IBM SIGNS ON WITH LIBERTY ALLIANCE
The Liberty Alliance has announced the addition of IBM to its board,
marking what many see as the beginning of a necessary convergence
between standards groups that so far have been working separately on
similar specifications. IBM and Microsoft have been early and strong
backers of the Web Services Interoperability Consortium (WS-I), while
the Liberty Alliance began as an initiative led by Sun Microsystems and
AOL. The two groups have sometimes done overlapping work in developing
specifications to facilitate interoperability among applications from
multiple vendors.

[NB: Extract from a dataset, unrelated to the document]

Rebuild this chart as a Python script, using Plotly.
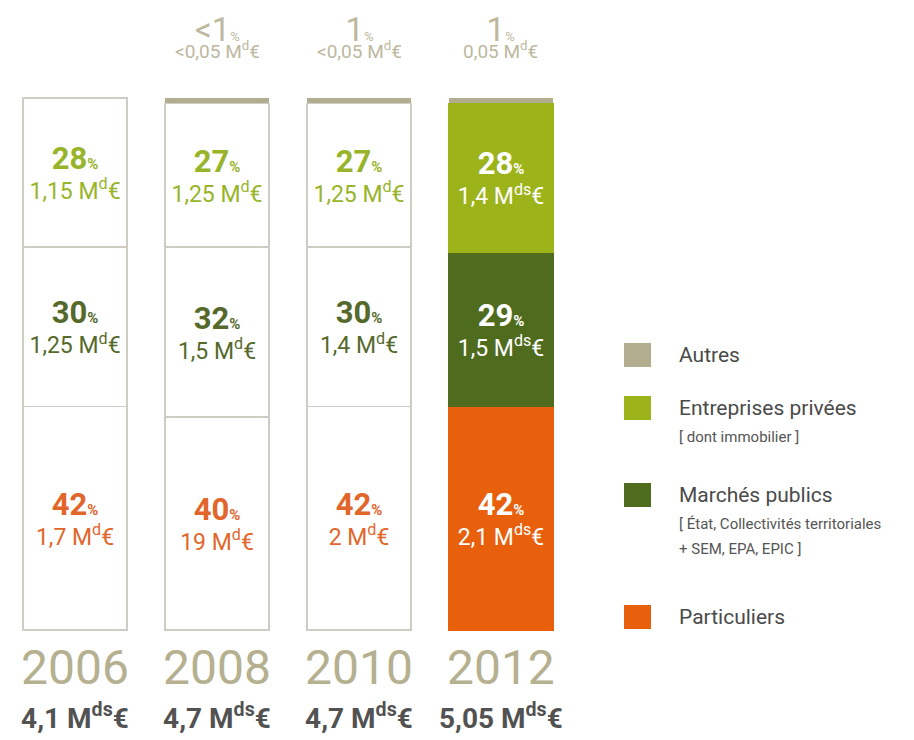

Customers of products built on various platforms have
increasingly called for those products to work with each another.
According to IBM's Karla Norsworthy, "Once we get to the point where
customers need us to support those solutions, we're going to do it."

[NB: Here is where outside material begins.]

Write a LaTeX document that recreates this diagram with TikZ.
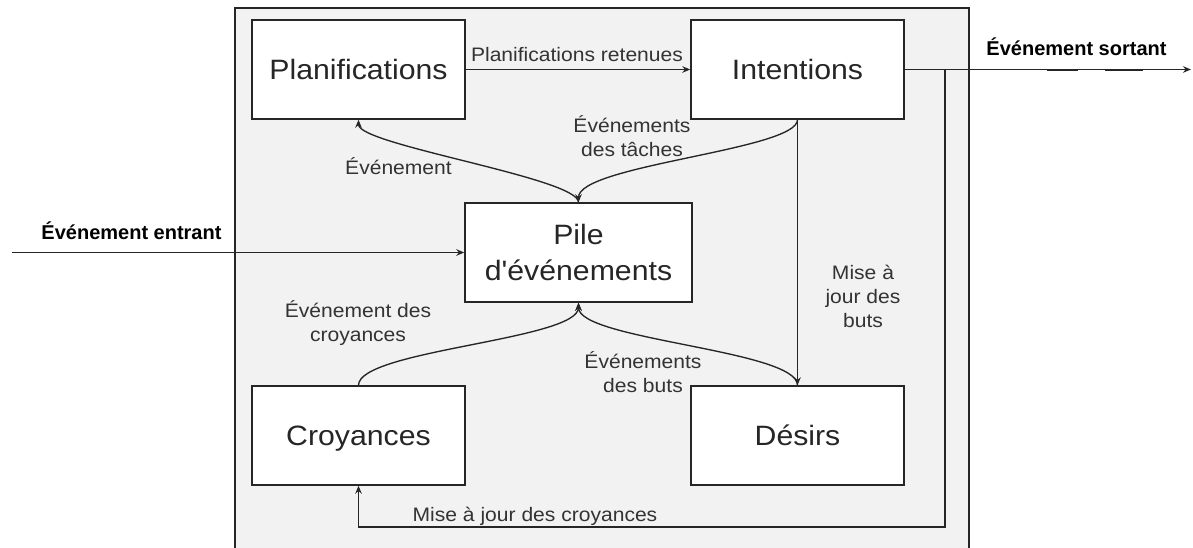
\documentclass[tikz,border=0pt]{standalone}
\usepackage{fontspec}
\setmainfont{Liberation Sans}[FakeStretch=1.08,Ligatures=TeXOff]
\newfontfamily\iofont{Liberation Sans}[Ligatures=TeXOff]
\usetikzlibrary{arrows.meta}

\definecolor{ink}{HTML}{262626}
\definecolor{labelink}{HTML}{333333}
\definecolor{panel}{HTML}{F2F2F2}

\begin{document}
\begin{tikzpicture}[x=1pt,y=-1pt,
  block/.style={draw=ink, line width=1.4pt, fill=white,
    minimum width=213pt, minimum height=99pt, inner sep=0pt,
    align=center, text=ink, font=\fontsize{28}{36}\selectfont},
  oneline/.style={text depth=0pt},
  flow/.style={draw=ink, line width=1.35pt, -{Stealth[length=8pt,width=6.5pt]}},
  lab/.style={text=labelink, font=\fontsize{19.5}{24}\selectfont,
    align=center, inner sep=0pt},
  iolab/.style={text=black, font=\iofont\bfseries\fontsize{20}{24}\selectfont,
    inner sep=0pt}]

\useasboundingbox (0,0) rectangle (1193,548);
\clip (0,0) rectangle (1193,548);
\fill[white] (0,0) rectangle (1193,548);

% agent container
\draw[ink, fill=panel, line width=1.3pt] (235,8) rectangle (969,570);

% components
\node[block, oneline] (plan)   at (358.5,69.5)  {Planifications};
\node[block, oneline] (intent) at (797.5,69.5)  {Intentions};
\node[block, minimum width=227pt] (pile) at (578.5,252.5) {Pile\\d'événements};
\node[block, oneline] (croy)   at (358.5,435.5) {Croyances};
\node[block, oneline] (desir)  at (797.5,435.5) {Désirs};

% external endpoints and routing points
\coordinate (inbeg)  at (12,252.5);
\coordinate (outend) at (1191,69.5);
\coordinate (split)  at (945,69.5);
\coordinate (corner) at (945,527);

% straight connectors
\draw[flow] (plan.east) -- (intent.west);
\draw[flow] (intent.east) -- (outend);
\draw[flow] (inbeg) -- (pile.west);
\draw[flow] (intent.south) -- (desir.north);
\draw[flow] (split) -- (corner) -| (croy.south);

% curved connectors
\draw[flow] (pile.north) .. controls (578.5,178) and (358.5,145) .. (plan.south);
\draw[flow] (intent.south) .. controls (797.5,150) and (578.5,165) .. (pile.north);
\draw[flow] (croy.north) .. controls (358.5,350) and (578.5,340) .. (pile.south);
\draw[flow] (desir.north) .. controls (797.5,350) and (578.5,340) .. (pile.south);

% marks under the outgoing label
\draw[ink, line width=2pt] (1047,70.5) -- (1078,70.5);
\draw[ink, line width=2pt] (1105,70.5) -- (1143,70.5);

% labels
\node[lab, anchor=base] (lretenues) at (577,62) {Planifications retenues};
\node[lab, anchor=base] (levt) at (398.5,175) {Événement};
\node[lab] (ltaches) at (632,136) {Événements\\des tâches};
\node[lab] (lcroy) at (358,323.5) {Événement des\\croyances};
\node[lab] (lbuts) at (643,372) {Événements\\des buts};
\node[lab] (lmaj) at (863,296) {Mise à\\jour des\\buts};
\node[lab, anchor=base] (lmajc) at (535,521) {Mise à jour des croyances};
\node[iolab, anchor=base] (lout) at (1076.5,56) {Événement sortant};
\node[iolab, anchor=base] (lin) at (131.5,239) {Événement entrant};

\end{tikzpicture}
\end{document}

She said now is the right time for IBM to join the Liberty Alliance and
that the best course over time would be a convergence of federated
identity standards. Analyst Ronald Schmelzer agreed that the
convergence of various standards is inevitable and noted that IBM's
announcement gives credence to its claim that it supports open
specifications.
Internet News, 20 October 2004
http://www.internetnews.com/bus-news/article.php/3424441

NEC REGAINS TITLE OF FASTEST SUPERCOMPUTER
Just weeks after IBM's Blue Gene/L supercomputer broke the
supercomputing speed record held for three years by NEC's Earth
Simulator, a new supercomputer built by NEC has retaken the title for
fastest processing. The Blue Gene/L machine achieved processing speeds
of 36.01 teraflops, besting the Earth Simulator's rate of 35.86
teraflops. NEC's new SX-8 supercomputer, built to help meteorological
studies in the United Kingdom, can reach processing speeds of 65
teraflops. According to Kazuko Andersen, a spokesperson for NEC, the
new machine is designed for scientific and research applications,
including "weather forecasting and environmental simulations, and
automotive designs and collision analysis." SX-8 is a vector
supercomputer that uses 25 percent less physical space and 50 percent
less power than previous designs.
Federal Computer Week, 21 October 2004
http://www.fcw.com/fcw/articles/2004/1018/web-super-10-21-04.asp

DANISH ACADEMIC CENTER STUDIES VIDEO GAMES
The Center for Computer Games Research in Denmark has emerged as one of
the leading organizations in the study of theory and practice of video
gaming. Located at the Information Technology University in Copenhagen,
the center attracts a small cadre of academics interested in pursuing
high-level research on various aspects of gaming. The center is the
home for academics doing Ph.D.-level work in such areas as the
economic, social, political, and educational effects of video games. A
researcher from Spain is studying the ethics of games, while others
study such topics as women's issues in gaming and the educational
value of commercial games. Researchers at the center say that games
such as Super Monkey Ball can improve players' hand-eye coordination
and that the multiplayer mode provides an effective means of studying
human rivalry.
BBC, 21 October 2004
http://news.bbc.co.uk/2/hi/technology/3727932.stm

KAZAA'S POPULARITY SLIPS TO NUMBER TWO
Kazaa, the longtime leader in P2P file sharing, last month slipped
behind eDonkey in daily average of users, according to online tracking
firm BayTSP. Jim Graham, spokesperson for BayTSP, said that since the
company began tracking usage of file-sharing services 18 months ago,
the number of Kazaa users has been steadily dropping as the number of
users choosing eDonkey has risen, and last month marked the first time
eDonkey numbers surpassed those of Kazaa. The usage data are skewed by
users "planted" by recording companies to disrupt networks with
nonfunctioning versions of music files, though it is not known how many
such users there are. Kazaa's popularity may play a part in its slow
decline: Sharman Networks, the distributor of the Kazaa software, as
well as many individual Kazaa users, have been the targets of ongoing
legal actions by the recording industry to try to limit the copyright
violations that are common on P2P networks.